**Excerpted data:**
BEGIN

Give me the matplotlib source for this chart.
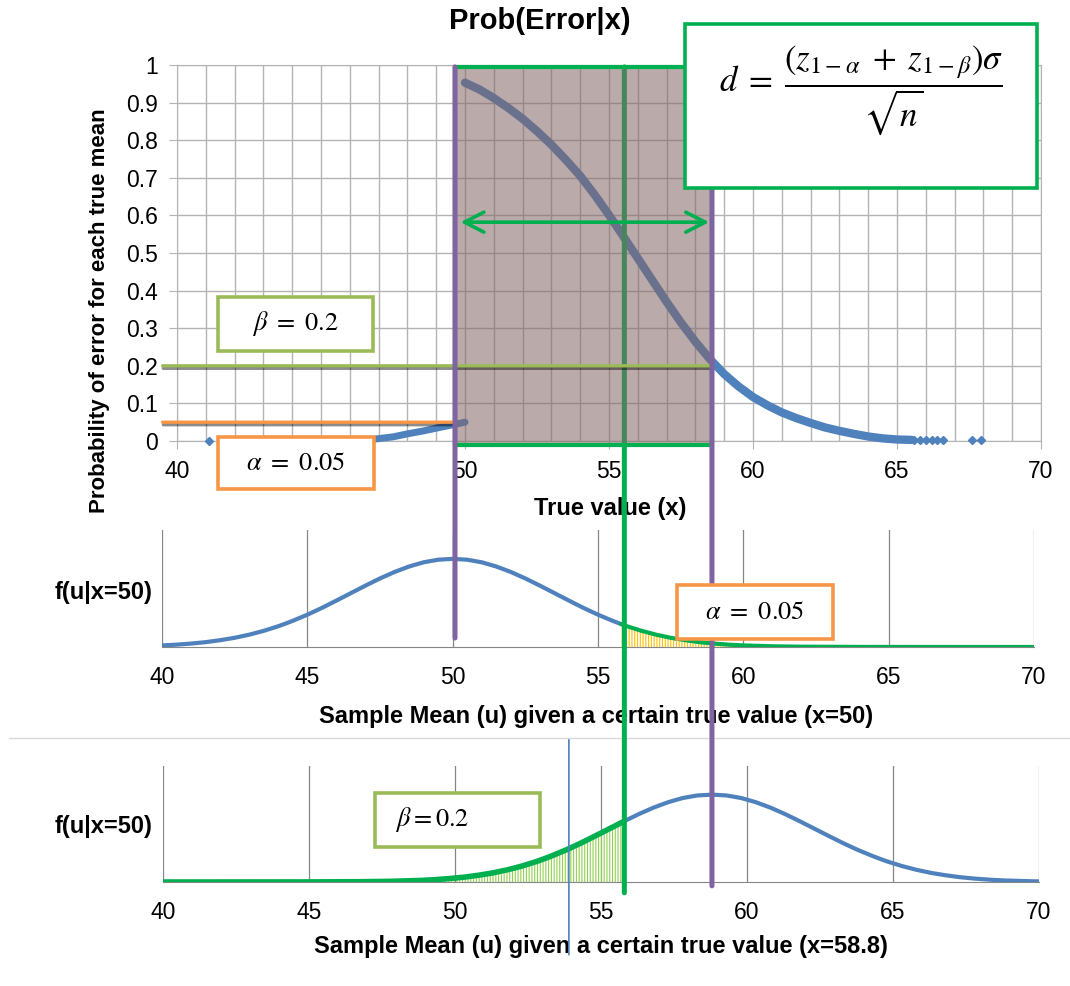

END
BEGIN

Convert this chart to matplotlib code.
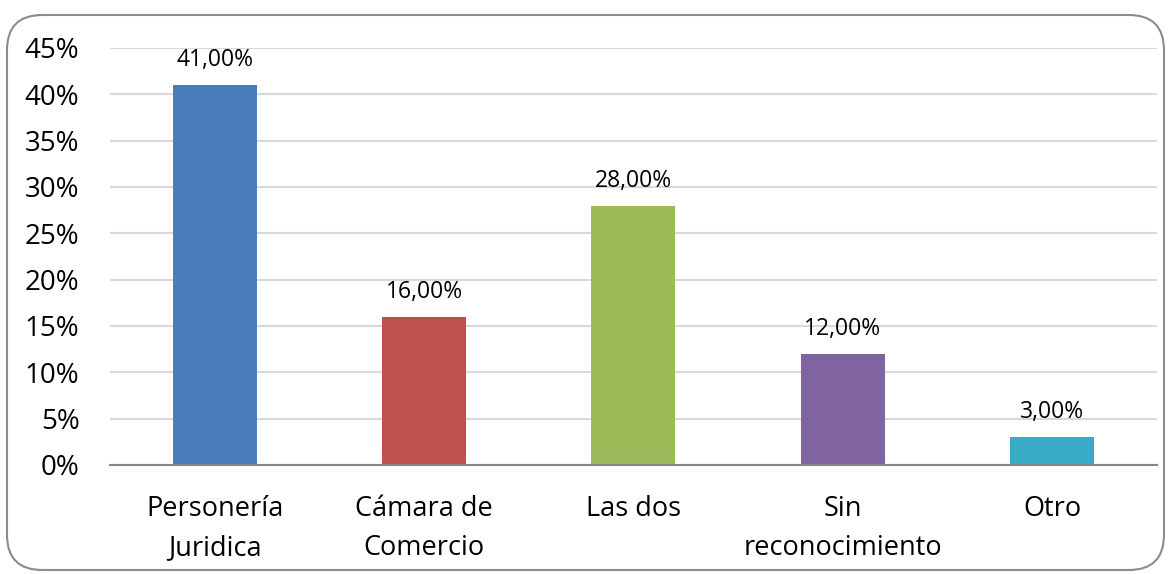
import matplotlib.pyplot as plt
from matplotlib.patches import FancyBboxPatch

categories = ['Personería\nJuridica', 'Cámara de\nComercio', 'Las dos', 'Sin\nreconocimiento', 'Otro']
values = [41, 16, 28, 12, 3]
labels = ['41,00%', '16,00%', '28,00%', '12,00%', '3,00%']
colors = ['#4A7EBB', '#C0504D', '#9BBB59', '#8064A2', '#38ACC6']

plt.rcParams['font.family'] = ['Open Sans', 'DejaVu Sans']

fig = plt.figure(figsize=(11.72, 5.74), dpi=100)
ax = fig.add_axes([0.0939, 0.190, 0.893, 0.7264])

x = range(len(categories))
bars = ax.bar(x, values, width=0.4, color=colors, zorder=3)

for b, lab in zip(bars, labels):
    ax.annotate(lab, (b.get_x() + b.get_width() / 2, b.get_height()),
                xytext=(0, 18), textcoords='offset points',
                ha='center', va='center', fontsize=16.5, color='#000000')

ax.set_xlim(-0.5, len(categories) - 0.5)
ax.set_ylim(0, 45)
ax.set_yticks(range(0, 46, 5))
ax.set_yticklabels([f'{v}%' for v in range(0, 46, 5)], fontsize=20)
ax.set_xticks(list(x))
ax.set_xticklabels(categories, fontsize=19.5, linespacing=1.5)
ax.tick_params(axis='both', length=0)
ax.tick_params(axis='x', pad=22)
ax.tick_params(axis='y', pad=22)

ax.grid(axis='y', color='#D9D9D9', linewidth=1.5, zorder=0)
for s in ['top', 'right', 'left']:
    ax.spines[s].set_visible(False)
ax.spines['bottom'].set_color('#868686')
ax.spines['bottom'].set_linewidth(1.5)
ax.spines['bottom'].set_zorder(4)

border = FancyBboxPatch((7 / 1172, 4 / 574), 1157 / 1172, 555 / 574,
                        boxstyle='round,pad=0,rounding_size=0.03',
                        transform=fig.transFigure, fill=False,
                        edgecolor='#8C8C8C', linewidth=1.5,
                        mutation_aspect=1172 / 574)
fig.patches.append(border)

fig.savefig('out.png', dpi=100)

END

**Challenge:** Only the lines from the one holding "Convert this chart to matplotlib code." to the one holding "fig.savefig('out.png', dpi=100)" should be returned, both included and exactly as written, with no pictures.

**Solution to this exercise:**
Convert this chart to matplotlib code.
import matplotlib.pyplot as plt
from matplotlib.patches import FancyBboxPatch

categories = ['Personería\nJuridica', 'Cámara de\nComercio', 'Las dos', 'Sin\nreconocimiento', 'Otro']
values = [41, 16, 28, 12, 3]
labels = ['41,00%', '16,00%', '28,00%', '12,00%', '3,00%']
colors = ['#4A7EBB', '#C0504D', '#9BBB59', '#8064A2', '#38ACC6']

plt.rcParams['font.family'] = ['Open Sans', 'DejaVu Sans']

fig = plt.figure(figsize=(11.72, 5.74), dpi=100)
ax = fig.add_axes([0.0939, 0.190, 0.893, 0.7264])

x = range(len(categories))
bars = ax.bar(x, values, width=0.4, color=colors, zorder=3)

for b, lab in zip(bars, labels):
    ax.annotate(lab, (b.get_x() + b.get_width() / 2, b.get_height()),
                xytext=(0, 18), textcoords='offset points',
                ha='center', va='center', fontsize=16.5, color='#000000')

ax.set_xlim(-0.5, len(categories) - 0.5)
ax.set_ylim(0, 45)
ax.set_yticks(range(0, 46, 5))
ax.set_yticklabels([f'{v}%' for v in range(0, 46, 5)], fontsize=20)
ax.set_xticks(list(x))
ax.set_xticklabels(categories, fontsize=19.5, linespacing=1.5)
ax.tick_params(axis='both', length=0)
ax.tick_params(axis='x', pad=22)
ax.tick_params(axis='y', pad=22)

ax.grid(axis='y', color='#D9D9D9', linewidth=1.5, zorder=0)
for s in ['top', 'right', 'left']:
    ax.spines[s].set_visible(False)
ax.spines['bottom'].set_color('#868686')
ax.spines['bottom'].set_linewidth(1.5)
ax.spines['bottom'].set_zorder(4)

border = FancyBboxPatch((7 / 1172, 4 / 574), 1157 / 1172, 555 / 574,
                        boxstyle='round,pad=0,rounding_size=0.03',
                        transform=fig.transFigure, fill=False,
                        edgecolor='#8C8C8C', linewidth=1.5,
                        mutation_aspect=1172 / 574)
fig.patches.append(border)

fig.savefig('out.png', dpi=100)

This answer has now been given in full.